It wasn't until he bought an old Pentax camera around a year ago that Ed Phillips' natural flair and love of photography sparked. He admits to previously "shooting randomly at things", and not paying much attention to visual imagery. Over a year later and with a bit more experience under his belt, it's great to see the youthful, almost naïve spirit to Ed's photographs has remained intact. When he's not shooting he spends his time surfing, skateboarding, reading books, and has a penchant for drinking good coffee. He counts his influences as Jeremy Liebman, Juergen Teller and Dom Bui among others – and this roll of film, shot around the backstreet of southern California, shows his ability to skillfully play with his influences. Based primarily in London, Ed and a close friend are currently driving 3000 miles along the coast of Australia, camping from town to town, and doing odd jobs for cash to keep their trip going. At just 20 years young and with a zine on the way, he's got plenty of time to fine-tune his craft - but does he need to?

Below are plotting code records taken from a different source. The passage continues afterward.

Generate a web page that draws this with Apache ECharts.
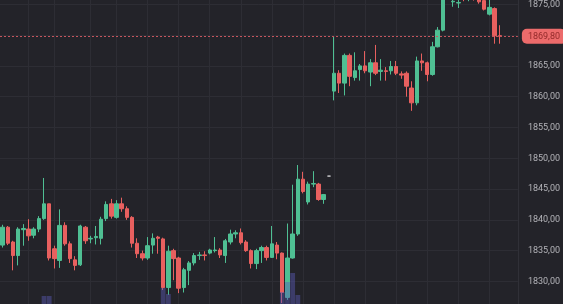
<!DOCTYPE html>
<html>
<head>
<meta charset="utf-8">
<script src="https://cdn.jsdelivr.net/npm/echarts@6/dist/echarts.min.js"></script>
<style>
html,body{margin:0;padding:0;background:#232329;overflow:hidden;width:563px;height:304px;position:relative;}
#c{position:absolute;left:0;top:-31px;width:563px;height:374px;}
</style>
</head>
<body>
<div id="c"></div>
<script>
// [open, close, low, high]
const ohlc = [
[1835.9,1838.8,1835.5,1839.2],[1838.8,1836.2,1835.9,1839.0],[1836.4,1834.2,1831.8,1836.6],[1834.2,1838.5,1832.6,1838.8],
[1838.4,1838.6,1835.8,1839.3],[1838.5,1837.4,1836.6,1840.1],[1837.5,1838.5,1837.0,1838.8],[1838.5,1840.2,1838.0,1840.6],
[1840.2,1842.6,1840.0,1846.8],[1842.6,1833.8,1833.4,1842.6],[1835.3,1833.7,1832.1,1835.8],[1833.4,1839.1,1832.2,1841.7],
[1839.1,1836.1,1835.8,1839.6],[1836.1,1833.7,1833.0,1836.5],[1833.5,1832.6,1831.8,1834.1],[1832.7,1839.0,1832.5,1839.2],
[1838.8,1836.6,1836.1,1839.0],[1836.9,1837.0,1836.2,1837.4],[1837.1,1837.3,1836.0,1839.0],[1837.0,1840.1,1836.0,1840.5],
[1840.2,1842.5,1839.8,1843.0],[1842.6,1840.6,1840.2,1843.4],[1840.4,1842.6,1840.2,1843.2],[1842.6,1841.8,1841.3,1843.6],
[1841.8,1840.4,1840.0,1842.2],[1840.4,1836.2,1835.5,1840.6],[1836.2,1834.5,1833.8,1837.0],[1834.5,1833.8,1833.4,1835.0],
[1833.8,1835.8,1833.5,1837.2],[1835.9,1837.0,1834.5,1837.8],[1837.2,1837.0,1834.5,1837.4],[1836.9,1829.0,1828.6,1837.1],
[1829.0,1834.9,1827.8,1835.8],[1835.0,1833.7,1830.2,1835.3],[1833.8,1828.9,1828.1,1834.0],[1829.0,1831.9,1828.2,1832.2],
[1831.8,1833.0,1829.4,1833.3],[1833.0,1834.2,1832.6,1834.6],[1834.2,1834.3,1833.5,1834.8],[1834.3,1834.2,1833.4,1834.9],
[1834.6,1835.1,1834.4,1835.3],[1835.0,1835.1,1834.7,1837.2],[1835.1,1834.3,1833.8,1835.4],[1834.2,1836.6,1833.0,1836.9],
[1836.4,1837.7,1836.0,1838.4],[1837.7,1837.9,1837.0,1838.3],[1837.9,1836.3,1836.0,1838.6],[1836.4,1835.0,1834.8,1836.7],
[1835.0,1832.9,1832.1,1835.2],[1832.9,1835.0,1832.0,1835.3],[1835.0,1835.5,1833.0,1835.8],[1835.5,1833.9,1833.4,1835.8],
[1833.9,1836.1,1833.8,1839.0],[1835.9,1834.6,1833.6,1836.4],[1834.6,1828.2,1826.5,1834.7],[1827.4,1833.8,1827.0,1839.4],
[1833.8,1837.7,1833.7,1845.7],[1837.7,1846.6,1837.4,1848.9],[1846.6,1844.6,1844.3,1847.8],[1842.9,1845.8,1842.5,1846.2],
[1845.8,1845.9,1845.3,1847.9],[1845.8,1843.3,1843.1,1846.0],[1843.3,1844.1,1842.6,1844.2],[1847.1,1847.1,1847.1,1847.1],
[1860.9,1863.8,1859.4,1869.7],[1863.8,1862.2,1860.6,1864.3],[1862.2,1866.7,1860.2,1867.0],[1866.7,1863.3,1861.7,1867.0],
[1863.1,1864.2,1862.6,1867.2],[1864.4,1865.0,1862.6,1865.3],[1865.0,1864.2,1863.8,1867.4],[1864.0,1865.5,1861.7,1866.1],
[1865.5,1863.8,1863.5,1868.4],[1864.1,1864.3,1862.6,1866.1],[1864.2,1864.1,1862.6,1864.8],[1864.2,1864.9,1863.6,1865.8],
[1864.9,1863.8,1863.5,1865.8],[1863.7,1863.5,1862.9,1864.1],[1863.8,1861.7,1860.0,1864.1],[1861.4,1859.0,1857.7,1862.5],
[1859.0,1865.8,1858.6,1866.5],[1865.8,1865.5,1864.2,1867.0],[1865.5,1863.6,1862.5,1865.7],[1863.6,1868.1,1863.4,1868.9],
[1868.1,1870.8,1868.0,1871.3],[1870.8,1876.0,1870.6,1877.0],[1876.0,1877.5,1875.8,1878.0],[1875.4,1875.5,1874.6,1876.5],
[1875.2,1875.3,1874.4,1876.0],[1877.0,1876.0,1875.5,1877.5],[1876.0,1877.0,1875.5,1877.8],[1877.0,1876.2,1875.6,1877.6],
[1876.5,1875.4,1875.1,1877.0],[1875.6,1874.2,1874.0,1876.0],[1873.4,1874.5,1873.2,1875.8],[1874.3,1869.9,1868.6,1874.5],
[1869.9,1869.8,1868.6,1871.6]
];
const volumes = [
5,4,5,6,4,4,3,5,16,16,6,7,5,5,4,6,4,3,3,4,
5,4,4,3,3,6,5,3,4,3,3,24,18,6,7,5,4,3,2,2,
3,3,2,4,3,2,3,4,5,4,3,4,5,5,20,30,39,17,6,5,
3,4,3,2,7,5,6,5,3,3,3,3,4,2,2,3,2,2,4,6,
7,3,4,6,5,7,5,3,3,4,3,3,3,4,4,6,4
];
const volumeMax = 112;
const slots = 100;
const categories = Array.from({length: slots}, (_, i) => String(i + 1));
const yTicks = {min: 1820, max: 1880, step: 5, firstShown: 1830};
const lastPrice = 1869.80;
const gridLineIdx = [5, 10, 17, 22, 28, 34, 40, 46, 52, 58, 64, 70, 76, 82, 88, 94];

const UP = '#4fbf93', DOWN = '#e8605f';
const fmt = v => v.toFixed(2).replace('.', ',');

const chart = echarts.init(document.getElementById('c'), null, {renderer: 'canvas'});
chart.setOption({
  backgroundColor: '#232329',
  animation: false,
  grid: [
    {left: 0, right: 45, top: 0, bottom: 0},
    {left: 0, right: 45, top: 231, bottom: 31}
  ],
  xAxis: [
    {type: 'category', data: categories, gridIndex: 0, boundaryGap: true,
     axisLine: {show: false}, axisTick: {show: false}, axisLabel: {show: false},
     splitLine: {show: true, alignWithLabel: true,
       interval: (idx) => gridLineIdx.indexOf(idx) >= 0,
       lineStyle: {color: '#2d2d34', width: 1}}},
    {type: 'category', data: categories, gridIndex: 1, boundaryGap: true,
     axisLine: {show: false}, axisTick: {show: false}, axisLabel: {show: false}, splitLine: {show: false}}
  ],
  yAxis: [
    {type: 'value', gridIndex: 0, position: 'right', min: yTicks.min, max: yTicks.max, interval: yTicks.step,
     axisLine: {show: true, lineStyle: {color: '#303037'}}, axisTick: {show: false},
     axisLabel: {color: '#b4b4b9', fontSize: 9, fontFamily: 'Roboto', margin: 10,
                 formatter: v => (v < yTicks.firstShown ? '' : fmt(v))},
     splitLine: {show: true, lineStyle: {color: '#2d2d34', width: 1}}},
    {type: 'value', gridIndex: 1, min: 0, max: volumeMax, show: false}
  ],
  series: [
    {type: 'candlestick', xAxisIndex: 0, yAxisIndex: 0, data: ohlc, barWidth: '76%',
     itemStyle: {color: UP, color0: DOWN, borderColor: UP, borderColor0: DOWN, borderColorDoji: '#c8c8cc', borderWidth: 1},
     markLine: {
       silent: true, symbol: ['none', 'none'],
       lineStyle: {color: '#c4555d', type: [2, 2], width: 1},
       label: {position: 'end', formatter: () => fmt(lastPrice), color: '#932a2a', fontSize: 9, fontFamily: 'Roboto',
               backgroundColor: '#ec6b6b', padding: [3, 6, 3, 6], borderRadius: 5, distance: 4},
       data: [{yAxis: lastPrice}]
     }},
    {type: 'bar', xAxisIndex: 1, yAxisIndex: 1, data: volumes, barCategoryGap: '8%', z: 3,
     itemStyle: {color: 'rgba(92, 92, 185, 0.45)'}}
  ]
});
</script>
</body>
</html>
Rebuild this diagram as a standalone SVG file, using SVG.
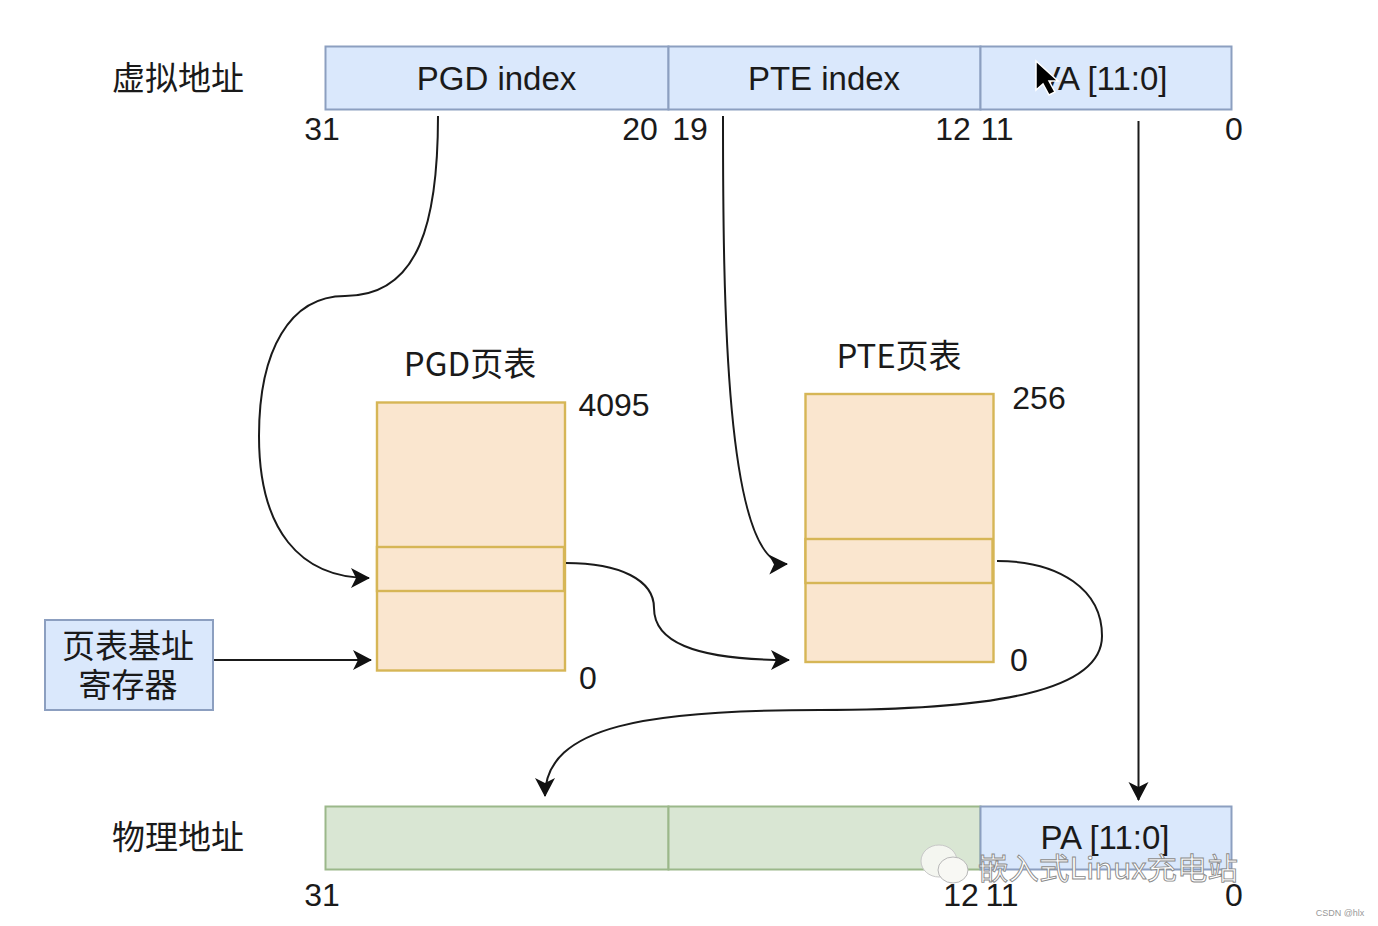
<svg xmlns="http://www.w3.org/2000/svg" width="1378" height="926" viewBox="0 0 1378 926">
<style>
text{font-family:"Liberation Sans","Noto Sans CJK SC",sans-serif;fill:#1a1a1a;font-size:33px;text-anchor:middle}
.cjk{font-family:"Noto Sans CJK SC","Liberation Sans",sans-serif;font-size:33px}
.n{font-size:32px}
.blue{fill:#dae8fc;stroke:#8c9fc0;stroke-width:2}
.green{fill:#d9e6d3;stroke:#9bb88a;stroke-width:2}
.orange{fill:#fae6cf;stroke:#d6b656;stroke-width:2.4}
.c{fill:none;stroke:#1a1a1a;stroke-width:2}
.wm{font-family:"Noto Sans CJK SC","Liberation Sans",sans-serif;font-size:30px;fill:#fff;stroke:#8a8a8a;stroke-width:.9;text-anchor:start}
</style>
<defs>
<marker id="a" markerUnits="userSpaceOnUse" markerWidth="22" markerHeight="22" refX="18" refY="10" orient="auto"><path d="M0 0L19 10L0 20L5 10Z" fill="#111"/></marker>
</defs>
<rect width="1378" height="926" fill="#fff"/>

<g id="va-label"><text class="cjk" x="178" y="90">虚拟地址</text></g>
<g id="va-pgd"><rect class="blue" x="325.500" y="46.500" width="343" height="63"/><text x="496.500" y="90">PGD index</text></g>
<g id="va-pte"><rect class="blue" x="668.500" y="46.500" width="312" height="63"/><text x="824" y="90">PTE index</text></g>
<g id="va-offset"><rect class="blue" x="980.500" y="46.500" width="251" height="63"/><text x="1103" y="90">VA [11:0]</text></g>
<g id="va-bits">
<text class="n" x="322" y="140">31</text><text class="n" x="640" y="140">20</text><text class="n" x="690" y="140">19</text>
<text class="n" x="953" y="140">12</text><text class="n" x="997" y="140">11</text><text class="n" x="1234" y="140">0</text>
</g>

<g id="pgd-table">
<text class="cjk" x="470" y="376">PGD页表</text>
<rect class="orange" x="377" y="402.500" width="188" height="268"/>
<rect class="orange" x="377" y="547" width="187" height="44"/>
<text class="n" x="614" y="416">4095</text><text class="n" x="588" y="689">0</text>
</g>
<g id="pte-table">
<text class="cjk" x="899" y="368">PTE页表</text>
<rect class="orange" x="805.500" y="394" width="188" height="268"/>
<rect class="orange" x="805.500" y="539" width="187" height="44"/>
<text class="n" x="1039" y="409">256</text><text class="n" x="1019" y="671">0</text>
</g>
<g id="base-register">
<rect class="blue" x="45" y="620" width="168" height="90"/>
<text class="cjk" x="128" y="658">页表基址</text><text class="cjk" x="128" y="697">寄存器</text>
</g>

<g id="pa-label"><text class="cjk" x="178" y="849">物理地址</text></g>
<g id="pa-high"><rect class="green" x="325.500" y="806.500" width="343" height="63"/></g>
<g id="pa-mid"><rect class="green" x="668.500" y="806.500" width="312" height="63"/></g>
<g id="pa-offset"><rect class="blue" x="980.500" y="806.500" width="251" height="63"/><text x="1105" y="849">PA [11:0]</text></g>
<g id="pa-bits">
<text class="n" x="322" y="906">31</text><text class="n" x="961" y="906">12</text><text class="n" x="1002" y="906">11</text><text class="n" x="1234" y="906">0</text>
</g>

<g id="connectors">
<path class="c" marker-end="url(#a)" d="M438 116C438 220 420 296 345 296C290 296 259 350 259 436C259 530 300 578 369 578"/>
<path class="c" marker-end="url(#a)" d="M723 116C723 300 725 566 787 564"/>
<path class="c" marker-end="url(#a)" d="M214 660H371"/>
<path class="c" marker-end="url(#a)" d="M566 563C620 563 654 580 654 608C654 640 690 660 789 660"/>
<path class="c" marker-end="url(#a)" d="M997 561C1060 561 1102 590 1102 636C1102 690 1000 710 820 710C650 710 545 725 545 796"/>
<path class="c" marker-end="url(#a)" d="M1138.500 121V800"/>
</g>

<g id="cursor"><path d="M1036 61V90L1043 84L1049 95L1055 92L1049 81L1058 81Z" fill="#000" stroke="#fff" stroke-width="1.500"/></g>

<g id="watermark">
<ellipse cx="939" cy="861" rx="18" ry="16" fill="#f4f6f0" stroke="#c8c8c8"/>
<ellipse cx="953" cy="870" rx="15" ry="13" fill="#f8f8f4" stroke="#b8b8b8"/>
<text class="wm" x="978" y="879" textLength="260" lengthAdjust="spacingAndGlyphs">嵌入式Linux充电站</text>
<text x="1340" y="916" style="font-size:9px;fill:#999">CSDN @hlx</text>
</g>
</svg>
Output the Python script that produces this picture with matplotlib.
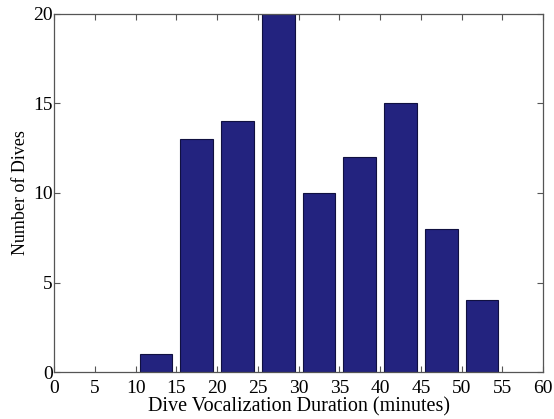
import numpy as np
import matplotlib.pyplot as plt

# bin centres (minutes) and counts
bin_centers = [12.5, 17.5, 22.5, 27.5, 32.5, 37.5, 42.5, 47.5, 52.5]
dive_counts = [1, 13, 14, 20, 10, 12, 15, 8, 4]
x_ticks = list(range(0, 65, 5))
y_ticks = [0, 5, 10, 15, 20]

plt.rcParams['font.family'] = ['Liberation Serif', 'DejaVu Serif']

fig = plt.figure(figsize=(5.54, 4.19), dpi=100)
ax = fig.add_axes([0.0975, 0.112, 0.883, 0.855])

ax.bar(bin_centers, dive_counts, width=4.0, color='#23237f',
       edgecolor='#101040', linewidth=0.8)

ax.set_xlim(0, 60)
ax.set_ylim(0, 20)
ax.set_xticks(x_ticks)
ax.set_yticks(y_ticks)
ax.tick_params(direction='in', top=True, right=True, labelsize=14,
               length=4, color='#555555')
ax.tick_params(axis='x', pad=6)
ax.tick_params(axis='y', pad=1)
for s in ax.spines.values():
    s.set_color('#555555')
    s.set_linewidth(0.9)

ax.set_xlabel("Dive Vocalization Duration (minutes)", fontsize=14.5, labelpad=0)
ax.set_ylabel("Number of Dives", fontsize=13, labelpad=3)

fig.savefig("out.png", dpi=100)
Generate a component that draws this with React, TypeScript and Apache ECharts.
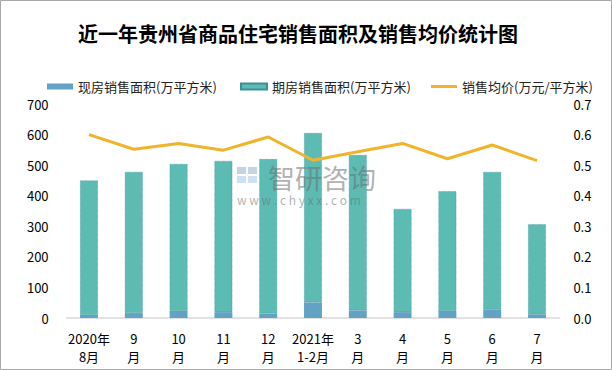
import React, { useEffect, useRef } from "react";
import * as echarts from "echarts";

const categories = ["2020年\n8月", "9\n月", "10\n月", "11\n月", "12\n月", "2021年\n1-2月", "3\n月", "4\n月", "5\n月", "6\n月", "7\n月"];
const xianfang = [10, 16, 23, 19, 15, 51, 25, 19, 23, 28, 12];
const qifang = [440, 462, 481, 495, 505, 554, 508, 338, 392, 450, 295];
const price = [0.6, 0.552, 0.571, 0.549, 0.592, 0.516, 0.544, 0.571, 0.521, 0.566, 0.515];

const FONT = "'Noto Sans CJK SC', 'Noto Sans', sans-serif";
const S1 = "现房销售面积(万平方米)";
const S2 = "期房销售面积(万平方米)";
const S3 = "销售均价(万元/平方米)";

const legendBase = {
  top: 75,
  itemWidth: 26,
  itemHeight: 6,
  textStyle: { fontSize: 13, color: "#222", fontFamily: FONT },
};

export default function App() {
  const ref = useRef<HTMLDivElement>(null);
  useEffect(() => {
    document.body.style.margin = "0";
    const chart = echarts.init(ref.current!, null, { renderer: "svg" });
    const wm = "rgba(110,110,110,0.55)";
    chart.setOption({
      animation: false,
      backgroundColor: "#fff",
      textStyle: { fontFamily: FONT },
      title: {
        text: "近一年贵州省商品住宅销售面积及销售均价统计图",
        left: 73,
        top: 18,
        textStyle: { fontSize: 20, fontWeight: "bold", color: "#000", fontFamily: FONT },
      },
      legend: [
        { ...legendBase, left: 42, data: [{ name: S1, icon: "rect" }] },
        { ...legendBase, left: 235, data: [{ name: S2, icon: "rect" }] },
        {
          ...legendBase,
          left: 426,
          symbolKeepAspect: true,
          data: [{ name: S3, icon: "path://M0,0h26v3h-26z", itemStyle: { color: "#f0b42a" } }],
        },
      ],
      grid: { left: 66.6, right: 52.6, top: 104, bottom: 52 },
      xAxis: {
        type: "category",
        data: categories,
        axisLine: { lineStyle: { color: "#d9d9d9", width: 1.5 } },
        axisTick: { show: false },
        axisLabel: { fontSize: 13, color: "#000", lineHeight: 18, margin: 11, interval: 0 },
      },
      yAxis: [
        {
          type: "value",
          min: 0,
          max: 700,
          interval: 100,
          splitLine: { show: false },
          axisLine: { show: false },
          axisTick: { show: false },
          axisLabel: { fontSize: 13, color: "#000", margin: 18 },
        },
        {
          type: "value",
          min: 0,
          max: 0.7,
          interval: 0.1,
          splitLine: { show: false },
          axisLine: { show: false },
          axisTick: { show: false },
          axisLabel: { fontSize: 13, color: "#000", margin: 14, formatter: (v: number) => v.toFixed(1) },
        },
      ],
      series: [
        {
          name: S1,
          type: "bar",
          stack: "a",
          data: xianfang,
          barWidth: "40%",
          itemStyle: { color: "#62a2c2" },
        },
        {
          name: S2,
          type: "bar",
          stack: "a",
          data: qifang,
          barWidth: "40%",
          itemStyle: { color: "#5cbcb4", borderColor: "#3d8f9c", borderWidth: 0.6, borderType: "dotted" },
        },
        {
          name: S3,
          type: "line",
          yAxisIndex: 1,
          data: price,
          symbol: "none",
          itemStyle: { color: "#f0b42a" },
          lineStyle: { color: "#f0b42a", width: 3 },
        },
      ],
      graphic: [
        {
          type: "rect",
          z: 100,
          shape: { x: 0.5, y: 0.5, width: 611, height: 369 },
          style: { fill: "none", stroke: "#a8a8a8", lineWidth: 1 },
          silent: true,
        },
        { type: "rect", z: 100, silent: true, shape: { x: 237, y: 167, width: 9, height: 7 }, style: { fill: "rgba(180,195,220,0.75)" } },
        { type: "rect", z: 100, silent: true, shape: { x: 248, y: 167, width: 9, height: 7 }, style: { fill: "rgba(180,195,220,0.75)" } },
        { type: "rect", z: 100, silent: true, shape: { x: 237, y: 176, width: 9, height: 7 }, style: { fill: "rgba(190,215,240,0.75)" } },
        { type: "rect", z: 100, silent: true, shape: { x: 248, y: 176, width: 9, height: 7 }, style: { fill: "rgba(190,215,240,0.75)" } },
        {
          type: "text",
          z: 100,
          silent: true,
          x: 268,
          y: 164,
          style: { text: "智研咨询", fontSize: 27, lineHeight: 27, fill: wm, fontFamily: FONT },
        },
        {
          type: "text",
          z: 100,
          silent: true,
          x: 237,
          y: 193,
          style: { text: "w w w . c h y x x . c o m", fontSize: 12, lineHeight: 12, fill: wm, fontFamily: FONT },
        },
      ],
    });
    return () => chart.dispose();
  }, []);
  return <div ref={ref} style={{ position: "absolute", left: 0, top: 0, width: 612, height: 370 }} />;
}
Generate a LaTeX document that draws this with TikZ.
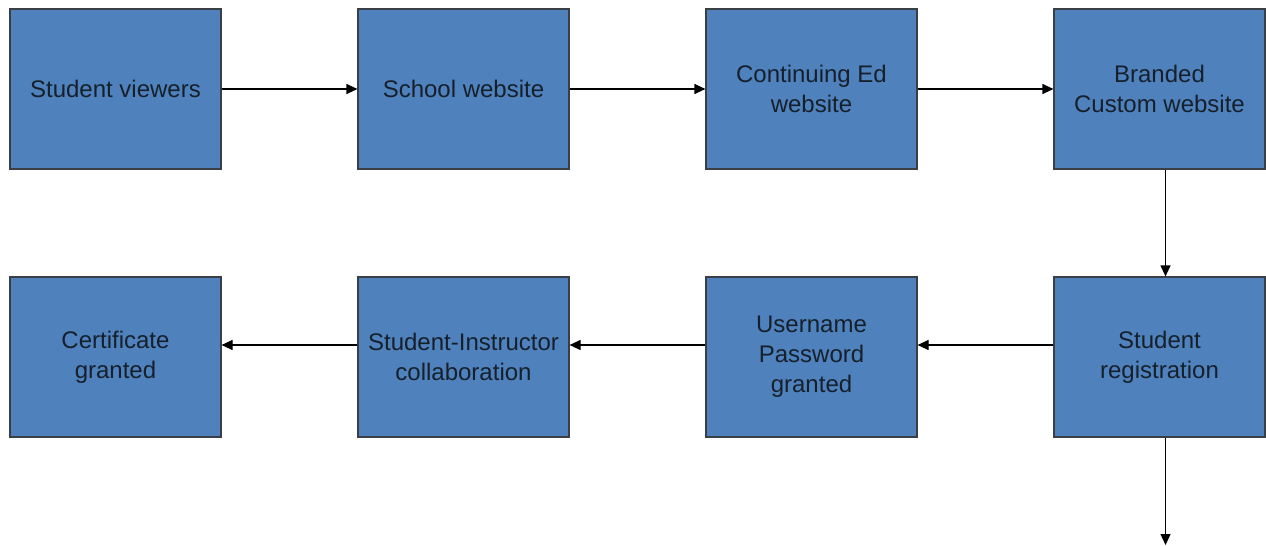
\documentclass[tikz,border=0pt]{standalone}
\usepackage{fontspec}
\setmainfont{Liberation Sans}
\usetikzlibrary{arrows.meta}
\definecolor{boxfill}{HTML}{4F81BD}
\definecolor{boxline}{HTML}{3A3F45}
\definecolor{txt}{HTML}{15202B}
\tikzset{
  stepbox/.style={draw=boxline, line width=1.2pt, fill=boxfill, minimum width=211pt, minimum height=160pt,
    inner sep=0pt, align=center, text=txt, font=\fontsize{24}{30}\selectfont},
  arr/.style={draw=black, line width=1.2pt, -{Triangle[length=11pt,width=10pt]}}
}
\begin{document}
\begin{tikzpicture}[x=1pt,y=1pt]
\useasboundingbox (0,0) rectangle (1266,-546);
\node[stepbox] (b1) at (115.5,-89) {Student viewers};
\node[stepbox] (b2) at (463.5,-89) {School website};
\node[stepbox] (b3) at (811.5,-89) {Continuing Ed\\website};
\node[stepbox] (b4) at (1159.5,-89) {Branded\\Custom website};
\node[stepbox] (b5) at (1159.5,-357) {Student\\registration};
\node[stepbox] (b6) at (811.5,-357) {Username\\Password\\granted};
\node[stepbox] (b7) at (463.5,-357) {Student-Instructor\\collaboration};
\node[stepbox] (b8) at (115.5,-357) {Certificate\\granted};
\coordinate (end) at (1165.5,-545);
\draw[arr] (b1) -- (b2);
\draw[arr] (b2) -- (b3);
\draw[arr] (b3) -- (b4);
\draw[arr] ([xshift=6pt]b4.south) -- ([xshift=6pt]b5.north);
\draw[arr] ([yshift=12pt]b5.west) -- ([yshift=12pt]b6.east);
\draw[arr] ([yshift=12pt]b6.west) -- ([yshift=12pt]b7.east);
\draw[arr] ([yshift=12pt]b7.west) -- ([yshift=12pt]b8.east);
\draw[arr] ([xshift=6pt]b5.south) -- (end);
\end{tikzpicture}
\end{document}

Dazed Digital: What was the first picture you remember ever taking?
Ed Phillips: I think I was about 8 and I took a photo of my pet rat on my shoulder with my dad's digital camera. I spent hours trying to get it onto the computer and eventually worked out how to print it.
DD: What images really changed your perception of photography and were a catalyst to make you pursue it as a career?
Ed Phillips: It was around a year after I bought an old Pentax 35mm camera, I had no idea about photography and was just shooting randomly at things. Then I was shown a Stephen Shore book and remember thinking how great those images were, it was completely different to any photography I had ever seen before.
DD: What aspect of your work makes you most excited?
Ed Phillips: Actually taking the photos gets me more excited than the photos I produce. Although I do enjoy the excitement of looking at my new photos, I find searching around new places, streets, woods and people's gardens for photos more interesting than looking at the photographs themselves.
DD: What do you look for in a good photograph?
Ed Phillips: I guess I'm most drawn to subtle photos, where you have to look for a while to work out why you like it. Alot of the time I'm just not sure why I like a certain photo.
DD: Where in the world is your ideal location to shoot?
Ed Phillips: I have spent quite a lot of time in Southern California and really enjoy shooting there because there's so many interesting things and places. I would like to see more of America and take loads more pictures.
DD: Your images have a strong feeling of whimsicality and vivid colours, is there a method to finding the perfect picture?
Ed Phillips: I don't usually spend much time composing photos or staring at whatever it is, everything happens pretty fast and flustered. I'm not sure whether this is a good thing or not.